Wer auf spannende Stories steht, für den könnte der Audiopodcast „Serial“ eine gute Abwechslung zu Crimeserien auf Netflix und Co. sein
„Serial“ ist eine amerikanische Audio-Serie, in der echte Kriminalfälle beleuchtet werden. In der ersten Staffel geht es um einen Fall an einer Highschool in Maryland, bei der eine 17-jährige Schülerin ermordet wurde. Ihr Ex-Freund wird verhaftet und sitzt seit mittlerweile über fünfzehn Jahren in Haft, obwohl seine Verurteilung fast ausschließlich auf dem Bericht eines Mitschülers basiert. Beweise, stichhaltige Indizien oder ein klares Motiv gibt es nicht. Die Redakteurin Sarah Koenig versucht dabei, ein möglichst neutrales Bild des Falls zu liefern. Das gelingt ihr erstaunlich gut, beim Hören erwische ich mich ständig dabei, wie ich meine Meinung ändere und den Inhaftierten für „auf jeden Fall unschuldig“ und dann wieder für „ganz schön verdächtig“ halte. Das gelingt auch deshalb, weil Koenig alle Seiten zu Wort kommen lässt – meistens, indem sie die Originalaufnahmen aus ihren Interviews mit den Beteiligten abspielt. Außerdem ist es unheimlich gut recherchiert, sehr sachlich und dennoch empathisch vorgetragen. Dadurch unterscheidet es sich stark von TV-Serien wie „Medical Detectives“, in denen es zwar auch um echte (Mord)Fälle geht, wo die Angeklagten aber selten zu Wort kommen und außerdem von vornherein klar ist, dass der Schuldige am Ende gefunden wird. Diese Gewohnheit wird bei „Serial“ nicht bedient: Direkt zu Beginn der Serie macht Koenig klar, dass keine Auflösung zu erwarten ist. Es geht auch nicht darum, die Unschuld oder Schuld des Angeklagten zu beweisen, sondern den Fall systematisch zu hinterfragen. Dadurch erhält man nebenbei sehr interessante Einblicke in die menschliche Psychologie und nicht zuletzt darüber, wie merkwürdig das Rechtssystem manchmal funktioniert.

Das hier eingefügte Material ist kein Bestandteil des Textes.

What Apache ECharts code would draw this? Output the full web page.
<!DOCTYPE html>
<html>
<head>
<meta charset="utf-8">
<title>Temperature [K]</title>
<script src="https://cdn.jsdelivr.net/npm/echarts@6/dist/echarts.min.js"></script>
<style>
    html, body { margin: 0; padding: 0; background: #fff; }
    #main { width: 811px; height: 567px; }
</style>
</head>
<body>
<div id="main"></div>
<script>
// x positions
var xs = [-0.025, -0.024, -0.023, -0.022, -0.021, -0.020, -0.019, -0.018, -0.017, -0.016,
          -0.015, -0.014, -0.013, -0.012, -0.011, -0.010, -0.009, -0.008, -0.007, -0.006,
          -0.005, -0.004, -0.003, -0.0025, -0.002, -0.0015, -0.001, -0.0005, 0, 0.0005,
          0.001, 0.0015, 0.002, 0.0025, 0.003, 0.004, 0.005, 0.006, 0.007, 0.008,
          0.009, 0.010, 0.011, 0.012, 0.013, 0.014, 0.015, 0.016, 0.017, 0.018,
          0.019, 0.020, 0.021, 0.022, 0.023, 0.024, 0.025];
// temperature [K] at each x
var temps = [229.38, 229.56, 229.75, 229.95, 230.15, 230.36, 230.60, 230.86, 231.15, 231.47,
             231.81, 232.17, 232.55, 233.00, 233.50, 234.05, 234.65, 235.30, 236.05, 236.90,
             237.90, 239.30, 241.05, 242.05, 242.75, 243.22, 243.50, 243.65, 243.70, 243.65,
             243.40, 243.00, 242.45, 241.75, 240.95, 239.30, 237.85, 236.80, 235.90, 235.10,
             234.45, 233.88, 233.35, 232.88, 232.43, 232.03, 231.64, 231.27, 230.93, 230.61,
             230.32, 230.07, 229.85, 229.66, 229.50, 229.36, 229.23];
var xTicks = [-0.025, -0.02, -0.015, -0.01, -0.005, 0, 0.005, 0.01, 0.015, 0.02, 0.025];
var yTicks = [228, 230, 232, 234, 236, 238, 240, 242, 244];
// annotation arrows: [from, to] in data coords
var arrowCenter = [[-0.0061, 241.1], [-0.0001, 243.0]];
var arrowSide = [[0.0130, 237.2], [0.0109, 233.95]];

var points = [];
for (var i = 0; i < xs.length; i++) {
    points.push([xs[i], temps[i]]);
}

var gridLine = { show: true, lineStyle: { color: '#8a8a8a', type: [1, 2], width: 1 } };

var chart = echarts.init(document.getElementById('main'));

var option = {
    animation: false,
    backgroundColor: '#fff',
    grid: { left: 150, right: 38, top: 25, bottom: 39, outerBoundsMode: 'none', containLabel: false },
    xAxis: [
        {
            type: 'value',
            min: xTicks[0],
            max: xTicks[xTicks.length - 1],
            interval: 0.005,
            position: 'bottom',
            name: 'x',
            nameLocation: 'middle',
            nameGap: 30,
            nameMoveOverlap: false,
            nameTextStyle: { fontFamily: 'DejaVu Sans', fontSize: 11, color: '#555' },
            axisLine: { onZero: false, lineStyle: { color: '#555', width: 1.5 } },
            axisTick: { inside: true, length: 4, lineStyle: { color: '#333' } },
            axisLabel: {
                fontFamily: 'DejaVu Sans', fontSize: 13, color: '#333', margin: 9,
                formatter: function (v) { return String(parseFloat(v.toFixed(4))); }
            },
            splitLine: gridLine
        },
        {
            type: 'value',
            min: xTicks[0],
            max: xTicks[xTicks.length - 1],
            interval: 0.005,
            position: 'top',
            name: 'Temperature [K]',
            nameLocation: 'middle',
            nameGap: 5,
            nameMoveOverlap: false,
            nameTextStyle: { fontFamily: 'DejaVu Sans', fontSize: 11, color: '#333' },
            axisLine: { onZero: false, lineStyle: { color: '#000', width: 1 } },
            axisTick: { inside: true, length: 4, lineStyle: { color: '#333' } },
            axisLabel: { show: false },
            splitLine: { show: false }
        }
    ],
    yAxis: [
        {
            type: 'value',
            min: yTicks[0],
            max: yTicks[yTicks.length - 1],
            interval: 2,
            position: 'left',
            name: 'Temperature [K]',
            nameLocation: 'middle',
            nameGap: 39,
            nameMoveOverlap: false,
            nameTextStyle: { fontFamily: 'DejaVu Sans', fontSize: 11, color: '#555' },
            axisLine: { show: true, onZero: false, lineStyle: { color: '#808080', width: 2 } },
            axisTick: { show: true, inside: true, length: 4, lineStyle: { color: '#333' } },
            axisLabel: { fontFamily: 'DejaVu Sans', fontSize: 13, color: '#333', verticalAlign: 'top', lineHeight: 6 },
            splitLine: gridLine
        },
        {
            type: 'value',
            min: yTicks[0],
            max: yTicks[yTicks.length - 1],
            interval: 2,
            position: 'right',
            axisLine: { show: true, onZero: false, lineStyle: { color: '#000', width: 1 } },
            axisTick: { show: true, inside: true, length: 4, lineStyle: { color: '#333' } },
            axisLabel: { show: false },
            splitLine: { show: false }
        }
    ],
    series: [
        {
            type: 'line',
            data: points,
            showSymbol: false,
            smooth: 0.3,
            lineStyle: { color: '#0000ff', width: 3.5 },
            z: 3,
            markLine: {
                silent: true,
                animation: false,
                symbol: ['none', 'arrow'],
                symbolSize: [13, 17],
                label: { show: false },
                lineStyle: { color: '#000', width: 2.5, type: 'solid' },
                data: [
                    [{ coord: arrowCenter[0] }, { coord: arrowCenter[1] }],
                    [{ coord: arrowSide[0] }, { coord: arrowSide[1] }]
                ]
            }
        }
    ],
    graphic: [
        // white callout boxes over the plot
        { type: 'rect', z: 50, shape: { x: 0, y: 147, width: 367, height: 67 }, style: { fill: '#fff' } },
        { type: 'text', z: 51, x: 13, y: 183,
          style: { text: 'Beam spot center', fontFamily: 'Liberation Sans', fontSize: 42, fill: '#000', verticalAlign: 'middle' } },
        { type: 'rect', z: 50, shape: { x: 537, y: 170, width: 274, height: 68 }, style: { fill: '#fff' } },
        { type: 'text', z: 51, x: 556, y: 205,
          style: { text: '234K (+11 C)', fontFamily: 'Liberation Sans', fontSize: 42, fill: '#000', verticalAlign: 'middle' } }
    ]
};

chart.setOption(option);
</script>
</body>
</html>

Ähnliches gilt für die zweite Staffel: Diesmal geht es nicht um einen Mordfall, sondern um einen desertierten amerikanischen Soldaten, der im Afghanistankrieg von den Taliban gefangen genommen und fünf Jahre unter unmenschlichen Bedingungen festgehalten wird. Auch hier wird man als Hörer direkt in den Bann der Geschichte gezogen: Einerseits hat man unheimliches Mitleid mit dem gefangenen und gefolterten Soldaten, andererseits hat er durch seine „Flucht“ aus der Armee seine Kameraden und den Einsatz im Kriegsgebiet gefährdet. Wie in der ersten Staffel leitet Koenig ihre Zuhörer Stück für Stück durch den Fall und stößt sie auf die Ungereimtheiten und Merkwürdigkeiten und eröffnet so die Möglichkeit, sich selbst ein Urteil zu bilden.
Vielleicht muss man sich zu Beginn daran gewöhnen, eine Serie nur zu hören, statt sie sich anzusehen, aber in Sachen Spannung und Suchtpotential steht der Audio-Podcast den Video-Formaten in nichts nach. Im Alltag hat dieses Format außerdem viele Vorteile, bei denen Filme nicht mithalten können: Man kann es beim Kochen, beim Sport oder beim Autofahren weiterhören. Dass es sich lohnt, sich darauf einzulassen, dafür sprechen auch die Zuhörerzahlen: Jede Folge wurde im Schnitt 1,5 Millionen Mal gestreamt, bzw. heruntergeladen. Das geht übrigens kostenlos sowohl über die Podcast-App auf Apple Geräten (Suchwort: „Serial“) oder über die Webseite www.serialpodcast.org.